If you are an older chubby man with a receding hairline and facing nothing but a decline into old age and death, there's always the work of Zen monk Sengai Gibon (1750-1837) to fall back on.

Entering the monastic life at the age of 10, according to scholar of Zen art Stephen Addiss, Sengai became the abbot of Shofukuji Temple, Japan's oldest Zen monastery, in 1790. During the following 20-plus years of his appointment, as well as being a devoted servant of the temple, Sengai was prolific in creating sketches combined with pithy observations and poems. Of these works, he wrote, "this play of mine with brush and ink is neither calligraphy nor painting," and, speaking from a strictly illustrative point of view, the charm of Sengai's work does not come from refined techniques or careful composition, but more from an informality closer in spirit to doodling.

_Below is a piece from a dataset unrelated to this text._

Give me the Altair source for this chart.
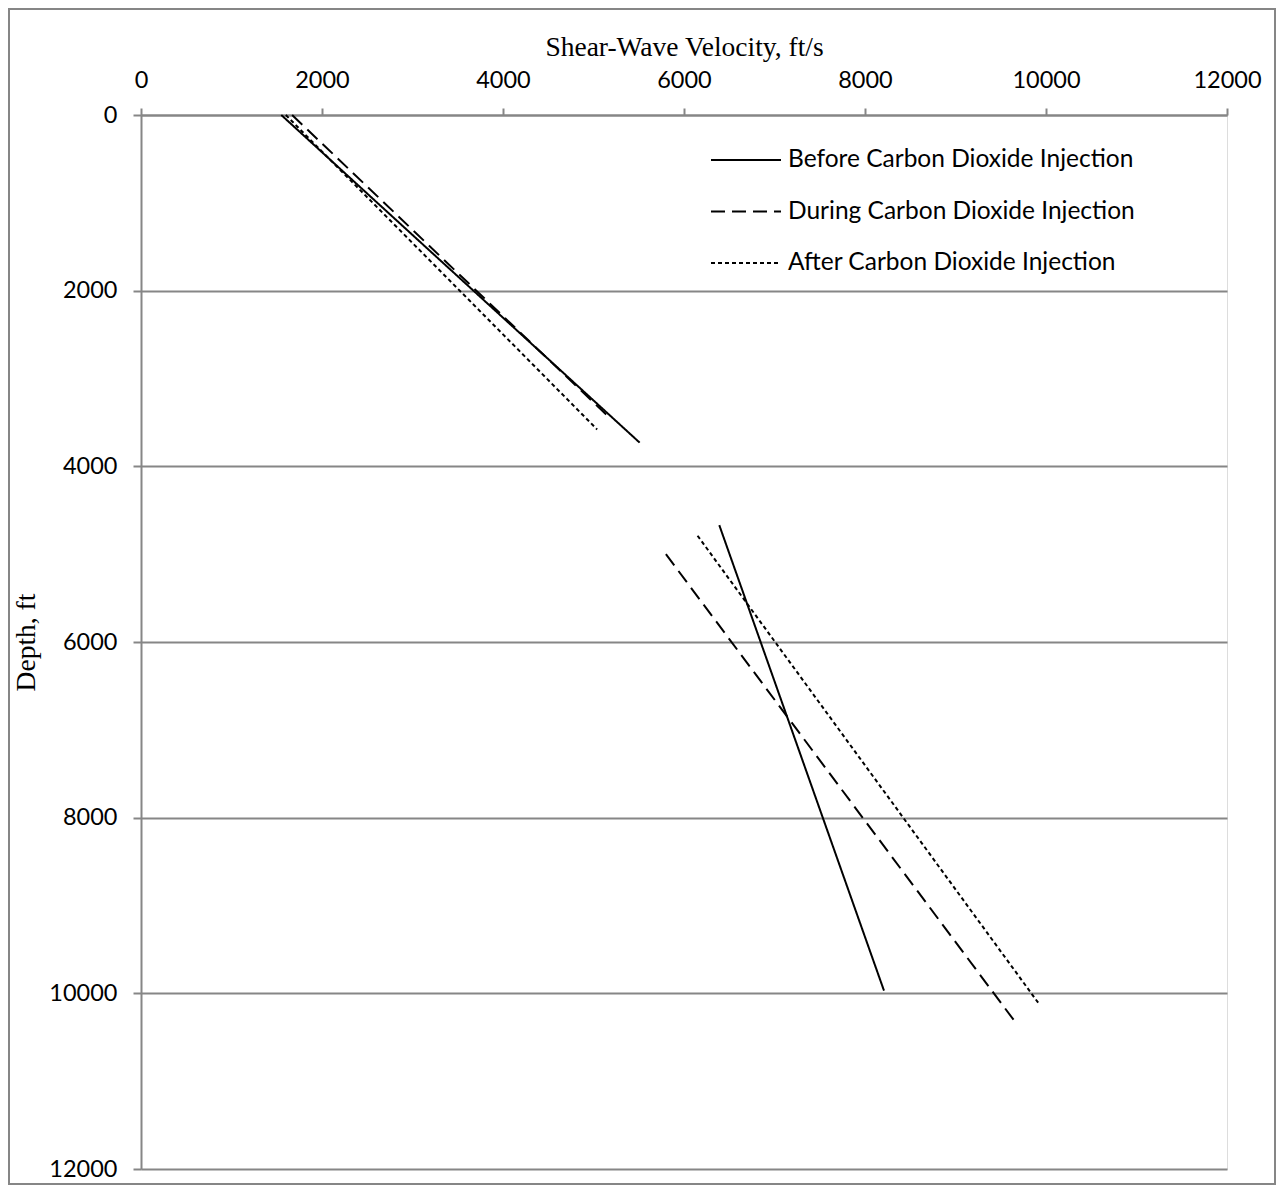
import altair as alt
import pandas as pd

# Series (velocity ft/s, depth ft), two segments per condition
conditions = ["Before Carbon Dioxide Injection",
              "During Carbon Dioxide Injection",
              "After Carbon Dioxide Injection"]

before_upper_v = [1550, 5510]
before_upper_d = [0, 3730]
before_lower_v = [6390, 8210]
before_lower_d = [4670, 9970]

during_upper_v = [1670, 5150]
during_upper_d = [0, 3420]
during_lower_v = [5800, 9670]
during_lower_d = [5000, 10340]

after_upper_v = [1600, 5040]
after_upper_d = [0, 3580]
after_lower_v = [6150, 9930]
after_lower_d = [4790, 10130]

rows = []
def add(cond, seg, vs, ds):
    for v, d in zip(vs, ds):
        rows.append({"Condition": cond, "Segment": cond + seg, "Velocity": v, "Depth": d})

add(conditions[0], "U", before_upper_v, before_upper_d)
add(conditions[0], "L", before_lower_v, before_lower_d)
add(conditions[1], "U", during_upper_v, during_upper_d)
add(conditions[1], "L", during_lower_v, during_lower_d)
add(conditions[2], "U", after_upper_v, after_upper_d)
add(conditions[2], "L", after_lower_v, after_lower_d)
df = pd.DataFrame(rows)

W, H = 1086, 1054
AX = "#868686"

lines = alt.Chart(df).mark_line(color="black", strokeWidth=2).encode(
    x=alt.X("Velocity:Q",
            scale=alt.Scale(domain=[0, 12000], nice=False),
            axis=alt.Axis(orient="top", title="Shear-Wave Velocity, ft/s",
                          values=list(range(0, 12001, 2000)), format="d",
                          grid=False, domainColor=AX, tickColor=AX, tickSize=7,
                          domainWidth=2, tickWidth=2, labelFlush=False,
                          labelFont="Lato", labelFontSize=23.5, labelColor="black",
                          labelPadding=16, titleFont="Liberation Serif",
                          titleFontSize=27.5, titleFontWeight="normal",
                          titleColor="black", titlePadding=7)),
    y=alt.Y("Depth:Q",
            scale=alt.Scale(domain=[0, 12000], reverse=True, nice=False),
            axis=alt.Axis(title="Depth, ft", values=list(range(0, 12001, 2000)),
                          format="d", grid=True, gridColor=AX, gridWidth=2,
                          domainColor=AX, tickColor=AX, tickSize=8,
                          domainWidth=2, tickWidth=2, labelFlush=False,
                          labelFont="Lato", labelFontSize=23.5, labelColor="black",
                          labelPadding=16, titleFont="Liberation Serif",
                          titleFontSize=27.5, titleFontWeight="normal",
                          titleColor="black", titlePadding=8)),
    strokeDash=alt.StrokeDash("Condition:N",
                              scale=alt.Scale(domain=conditions,
                                              range=[[1, 0], [14, 7], [4, 3]]),
                              legend=alt.Legend(title=None, orient="none",
                                                legendX=569, legendY=9,
                                                symbolType="stroke",
                                                symbolSize=4900,
                                                symbolStrokeWidth=2,
                                                symbolStrokeColor="black",
                                                labelFont="Lato",
                                                labelFontSize=24.5,
                                                labelColor="black",
                                                labelOffset=6,
                                                rowPadding=3.5,
                                                labelLimit=500)),
    detail="Segment:N",
    order="Depth:Q",
)

border = alt.Chart(pd.DataFrame({"a": [0]})).mark_rect(
    fill=None, stroke=AX, strokeWidth=2, clip=False
).encode(x=alt.value(-132), x2=alt.value(1134), y=alt.value(-106), y2=alt.value(1069))

chart = alt.layer(border, lines).properties(
    width=W, height=H,
    autosize=alt.AutoSizeParams(type="none"),
    padding={"left": 133, "top": 107, "right": 49, "bottom": 17},
).configure_view(stroke=None).configure(background="white")

chart.save("out.html", embed_options={"renderer": "svg", "actions": False})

As a key symbol in Zen, the ensō circle crops up a few times in the Idemitsu Museum of Arts' latest exhibition of its extensive Sengai collection. Charged with significance, the ensō is a single brushstroke that exemplifies the idea that the profound and universal can be found in simplicity. One depiction of a lopsided circle painted with one brush stroke has the caption "What is this? I ate it with one bite," suggesting that the drawing is not an existential exploration into nothingness, but of a manjū cake.